The Poetry of ‘Italicization’: Acts of Perception in Louis MacNeice’s ‘Snow’ and ‘Train to Dublin’
Keywords:
Louis MacNeice, Poetry, 1930s, Modernism, PerceptionAbstract
The poetical achievement of Louis MacNeice is generally associated with the social and political context of the thirties. Many of his poems indeed show his exceptional insight into contemporary issues. At the same time, MacNeice’s sensitivity about acts of perception underlies his poetry and poetics. ‘Snow’ and ‘Train to Dublin’ present the process by which the poet’s perception in his experience is fused with his thoughts. Since these poems develop the poet’s view of the world and of life, they can be called philosophical or meditative. However, his interest does not lie in abstraction for its own sake but to the degree that it fuses with his response to the concrete objects. In ‘Snow’, the speaker, who finds a vivid contrast between snow and roses, conveys his sense impressions through the seemingly realistic descriptions. This adherence to his perception generates rich poetical expressions. The poem itself proves the poet’s verbal and imaginative power to reconstruct the scene, but the last line seems to implicitly demythologise this notion. It accords with MacNeice’s view that a poet is an ordinary man, who has a slightly more acute sensibility to things than others.
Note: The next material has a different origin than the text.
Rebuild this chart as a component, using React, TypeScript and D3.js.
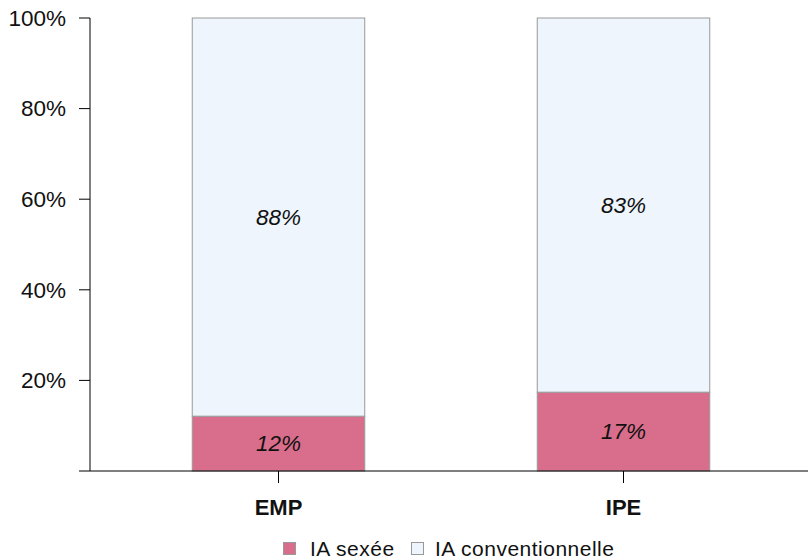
import React from "react";
import * as d3 from "d3";

const categories = ["EMP", "IPE"];
const sexee = [12.1, 17.4];
const conventionnelle = [87.9, 82.6];
const yTicks = [20, 40, 60, 80, 100];
const seriesNames = ["IA sexée", "IA conventionnelle"];
const colors = ["#D96D8C", "#EEF5FD"];

const W = 808;
const H = 559;
const font = "'Liberation Sans', Arial, sans-serif";

export default function App() {
  const x = d3.scaleBand<string>().domain(categories).range([106, 796]).paddingInner(0.5).paddingOuter(0.25);
  const y = d3.scaleLinear().domain([0, 100]).range([471, 18]);
  const axisX = 90;
  const baseY = y(0);

  const stacks = categories.map((c, i) => [
    { key: seriesNames[0], y0: 0, y1: sexee[i], color: colors[0] },
    { key: seriesNames[1], y0: sexee[i], y1: sexee[i] + conventionnelle[i], color: colors[1] },
  ]);

  return (
    <svg width={W} height={H} style={{ position: "absolute", left: 0, top: 0, background: "#fff" }} fontFamily={font}>
      {/* bars */}
      {categories.map((c, i) => (
        <g key={c}>
          {stacks[i].map((s) => (
            <g key={s.key}>
              <rect
                x={x(c)!}
                width={x.bandwidth()}
                y={y(s.y1)}
                height={y(s.y0) - y(s.y1)}
                fill={s.color}
                stroke="#999"
                strokeWidth={1}
              />
              <text
                x={x(c)! + x.bandwidth() / 2}
                y={(y(s.y0) + y(s.y1)) / 2}
                dy="0.35em"
                textAnchor="middle"
                fontStyle="italic"
                fontSize={22.5}
                fill="#111"
              >
                {Math.round(s.y1 - s.y0)}%
              </text>
            </g>
          ))}
        </g>
      ))}
      {/* y axis */}
      <line x1={axisX} x2={axisX} y1={y(100)} y2={baseY} stroke="#000" strokeWidth={1} />
      {yTicks.map((t) => (
        <g key={t}>
          <line x1={79} x2={axisX} y1={y(t)} y2={y(t)} stroke="#000" />
          <text x={66} y={y(t)} dy="0.35em" textAnchor="end" fontSize={22.5} fill="#111">
            {t}%
          </text>
        </g>
      ))}
      {/* x axis */}
      <line x1={79} x2={W} y1={baseY} y2={baseY} stroke="#000" />
      {categories.map((c) => (
        <g key={c}>
          <line x1={x(c)! + x.bandwidth() / 2} x2={x(c)! + x.bandwidth() / 2} y1={baseY} y2={baseY + 12} stroke="#000" />
          <text x={x(c)! + x.bandwidth() / 2} y={507} dy="0.35em" textAnchor="middle" fontWeight="bold" fontSize={22} fill="#111">
            {c}
          </text>
        </g>
      ))}
      {/* legend */}
      {[{ x: 283, tx: 310 }, { x: 411, tx: 435 }].map((p, i) => (
        <g key={i}>
          <rect x={p.x + 0.5} y={542.5} width={12} height={12} fill={colors[i]} stroke="#999" />
          <text x={p.tx} y={549} dy="0.35em" fontSize={21} fill="#111" letterSpacing={0.5}>
            {seriesNames[i]}
          </text>
        </g>
      ))}
    </svg>
  );
}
In ‘Train to Dublin’, the interaction of experience and thoughts is seen in that of the rhyme created between the poet’s perception of the train’s rhythm or sound and the act of thinking itself. The difference from ‘Snow’ is that the speaker has a particular addressee. The conversational mode of speaking is parallel with poetic devices such as the use of enjambments. The celebration of ‘incidental things’ in the poem indicates the speaker’s recognition of the momentariness of the perceived objects and the act of perceiving and writing. These two poems represent MacNeice’s attempt to present the poet’s acts of poetic perception as both individual and available to others.